Facile Preparation of Biomass-Derived Mesoporous Carbons for Highly Efficient and Selective SO₂ Capture

The efficient elimination of SO₂ from flue gases and natural gases is critical for energy utilization and environmental protection. However, selecting or preparing an efficient adsorbent with a high SO₂ capacity, good selectivity, and excellent recyclability is very challenging, and the adsorption mechanism at an atomic level is still controversial. We report a facile one-step method for the synthesis of biomass-derived porous carbons with high specific surface areas (1195-1449 m² g^-1), mesoporous pore size (4-6 nm), and good SO₂ adsorption properties.
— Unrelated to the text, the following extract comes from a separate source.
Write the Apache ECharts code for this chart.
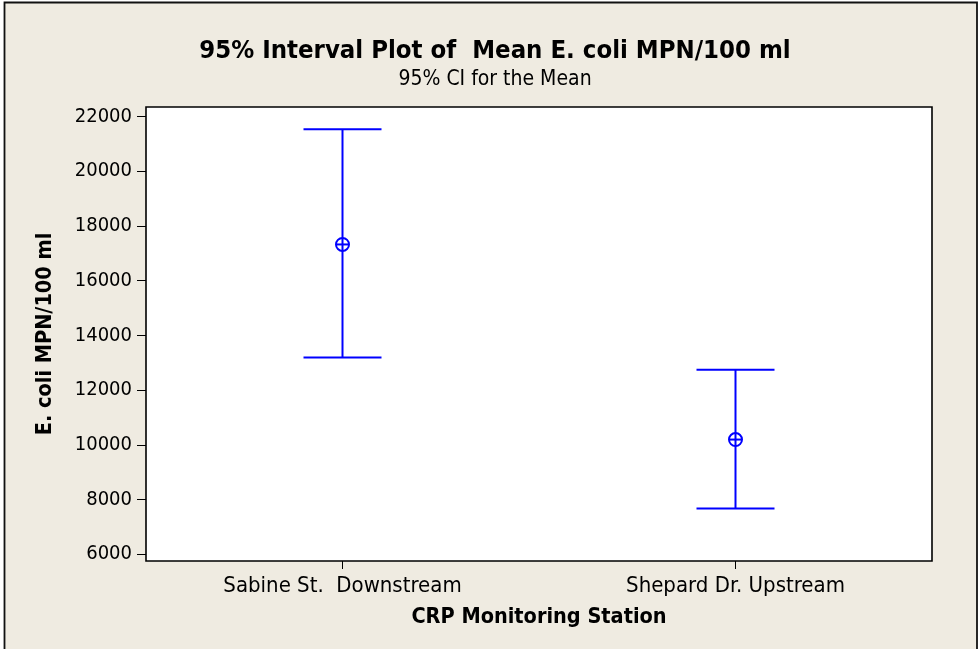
<!DOCTYPE html>
<html>
<head>
<meta charset="utf-8">
<script src="https://cdn.jsdelivr.net/npm/echarts@6/dist/echarts.min.js"></script>
<style>
  html, body { margin: 0; padding: 0; background: #fff; }
  #main { width: 979px; height: 649px; }
</style>
</head>
<body>
<div id="main"></div>
<script>
// station names and 95% CI of mean E. coli MPN/100 ml
var stations = ['Sabine St.  Downstream', 'Shepard Dr. Upstream'];
var means = [17320, 10190];
var lowers = [13185, 7670];
var uppers = [21530, 12740];
var yTicks = [6000, 8000, 10000, 12000, 14000, 16000, 18000, 20000, 22000];

var FONT = "'DejaVu Sans Condensed', 'DejaVu Sans', sans-serif";
var BLUE = '#0000ff';

var seriesData = [];
for (var i = 0; i < stations.length; i++) {
	seriesData.push([i, means[i], lowers[i], uppers[i]]);
}

var renderCI = function(params, api) {
	var x = api.value(0);
	var mid = api.coord([x, api.value(1)]);
	var lo = api.coord([x, api.value(2)]);
	var hi = api.coord([x, api.value(3)]);
	var half = 39; // cap half width
	var r = 6.5;
	var st = { stroke: BLUE, lineWidth: 2, fill: null };
	return {
		type: 'group',
		children: [
			{ type: 'line', shape: { x1: hi[0], y1: hi[1], x2: lo[0], y2: lo[1] }, style: st },
			{ type: 'line', shape: { x1: hi[0] - half, y1: hi[1], x2: hi[0] + half, y2: hi[1] }, style: st },
			{ type: 'line', shape: { x1: lo[0] - half, y1: lo[1], x2: lo[0] + half, y2: lo[1] }, style: st },
			{ type: 'circle', shape: { cx: mid[0], cy: mid[1], r: r }, style: { stroke: BLUE, lineWidth: 2, fill: '#fff' } },
			{ type: 'line', shape: { x1: mid[0] - r, y1: mid[1], x2: mid[0] + r, y2: mid[1] }, style: st },
			{ type: 'line', shape: { x1: mid[0], y1: mid[1] - r, x2: mid[0], y2: mid[1] + r }, style: st }
		]
	};
};

var myChart = echarts.init(document.getElementById('main'), null, { renderer: 'canvas' });

var option = {
	backgroundColor: '#fff',
	animation: false,
	graphic: [
		{
			type: 'rect', z: -10, silent: true,
			shape: { x: 4.5, y: 2.5, width: 972.5, height: 660 },
			style: { fill: '#efebe1', stroke: '#111', lineWidth: 1.8 }
		}
	],
	title: {
		text: '95% Interval Plot of  Mean E. coli MPN/100 ml',
		subtext: '95% CI for the Mean',
		left: 490,
		textAlign: 'center',
		top: 33,
		itemGap: 5,
		textStyle: { fontFamily: FONT, fontWeight: 'bold', fontSize: 25.5, color: '#000' },
		subtextStyle: { fontFamily: FONT, fontSize: 21, color: '#000' }
	},
	grid: {
		left: 146,
		right: 47,
		top: 107,
		bottom: 88,
		show: true,
		backgroundColor: '#fff',
		borderColor: '#000',
		borderWidth: 1.6
	},
	xAxis: {
		type: 'category',
		data: stations,
		boundaryGap: true,
		name: 'CRP Monitoring Station',
		nameLocation: 'middle',
		nameGap: 45,
		nameTextStyle: { fontFamily: FONT, fontWeight: 'bold', fontSize: 21.5, color: '#000' },
		axisLine: { show: false },
		axisTick: { show: true, alignWithLabel: true, length: 8, lineStyle: { color: '#000', width: 1 } },
		axisLabel: { fontFamily: FONT, fontSize: 22, color: '#000', margin: 14 },
		splitLine: { show: false }
	},
	yAxis: {
		type: 'value',
		min: 5752,
		max: 22343,
		name: 'E. coli MPN/100 ml',
		nameLocation: 'middle',
		nameGap: 90,
		nameTextStyle: { fontFamily: FONT, fontWeight: 'bold', fontSize: 21.5, color: '#000' },
		axisLine: { show: false },
		axisTick: { show: true, length: 9, customValues: yTicks, lineStyle: { color: '#000', width: 1 } },
		axisLabel: {
			fontFamily: FONT, fontSize: 20, color: '#000', margin: 14, customValues: yTicks,
			formatter: function(v) { return String(v); }
		},
		splitLine: { show: false }
	},
	series: [
		{
			type: 'custom',
			renderItem: renderCI,
			encode: { x: 0, y: [1, 2, 3] },
			data: seriesData,
			clip: false
		}
	]
};
myChart.setOption(option);
</script>
</body>
</html>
Our carbon adsorbents exhibited an outstanding SO₂ adsorption capacity of 10.7 mmol g^-1 at 298 K and 1.0 bar, which is more than twice the SO₂ capacity of benchmark carbon material cs1000a (approximately 5.0 mmol g^-1) and commercial ordered mesoporous carbon CKM-3 (5.1 mmol g^-1). The new carbon adsorbents also showed unprecedented SO₂/CO₂, SO₂/CH₄, and SO₂/N₂ separation selectivities of 32, 127, and 2349, respectively, which are comparable with the best performance MOF adsorbents. Dynamic breakthrough experiments confirmed the feasibility of efficient removal of SO₂ from flue gas in an adsorbent column. Even with the presence of water vapor, clear and efficient separation of SO₂ could also be achieved with excellent recycling stability. In addition, a density function theory simulation further illustrates that-NO_x and-OH groups in the carbon frameworks provide strong interactions with SO₂ molecules. The carbon adsorbents synthesized in this work are promising for flue gas desulfurization and natural gas purification applications.